I'm not convinced that Muslims are all as scary as you make them out to be. I don't think that we have any good reason to think that the majority of Muslims are itching to take up the sword and fight for the restoration of the Caliphate. I'd be willing to bet that the majority of Muslims would just like to build houses, have jobs, and raise families, much like the majority of Westerners, Chinese, or Nigerians. I do, though, agree that Arab society is pretty scary and I certainly wouldn't want to live in it. The minority of Muslims who are itching to take up the sword do scare me (because they're crazy, and, like you said, just want to kill people for not being Muslim). And you're also right that there is an element of "East vs.
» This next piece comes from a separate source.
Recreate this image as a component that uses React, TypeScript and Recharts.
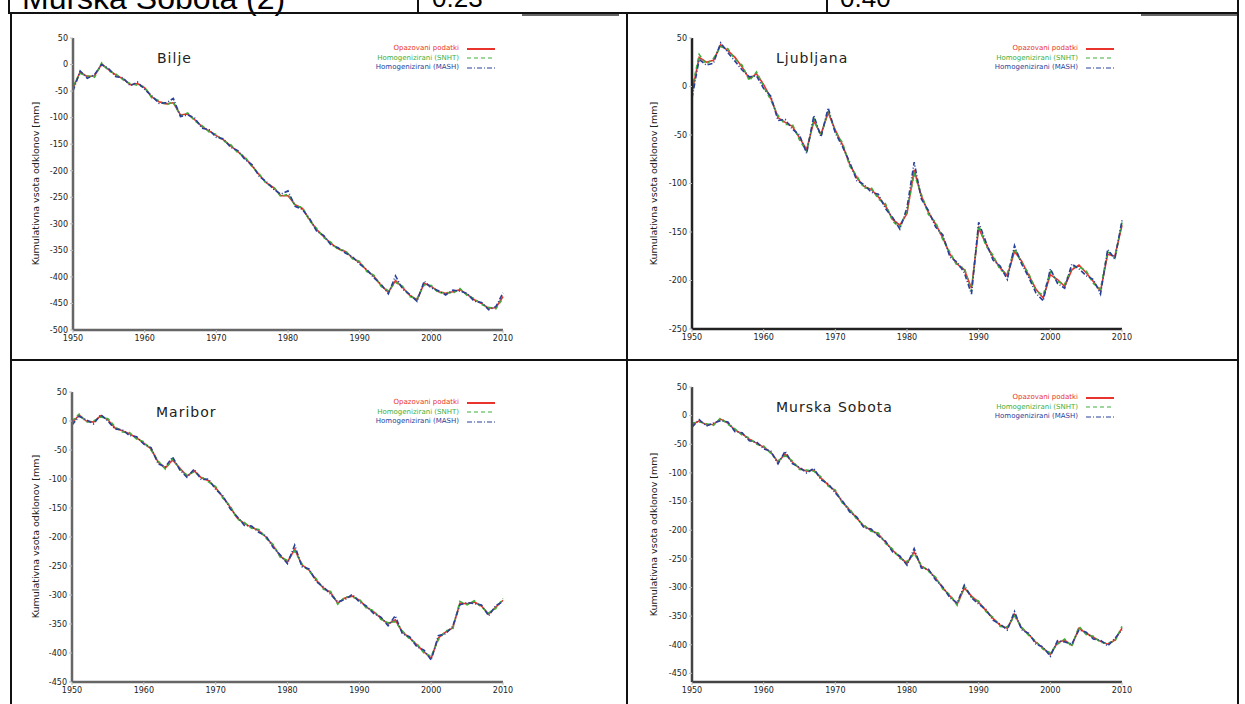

West" to this conflict that many people would like to ignore, and that those people are probably blinded by a peculiarly postmodern inability to sort out "us" and "them" (or likely to suggest that it is always ignorant and backwards to favor "us" over "them") -- although I think I'd define the "them" as "Crazy Muslims" and the "us" as "Everyone Else". You'll note that the Crazy Muslims haven't shown many qualms about killing fellow Muslims who fail to support their Jihad, and that there have also been some not-so-crazy Muslims (especially non-Arab Muslims) who haven't shown any qualms about fighting back against Crazy Muslims. If you want examples, I can find them, although it may take a bit (for the first, I refer you to recent events in Jordan).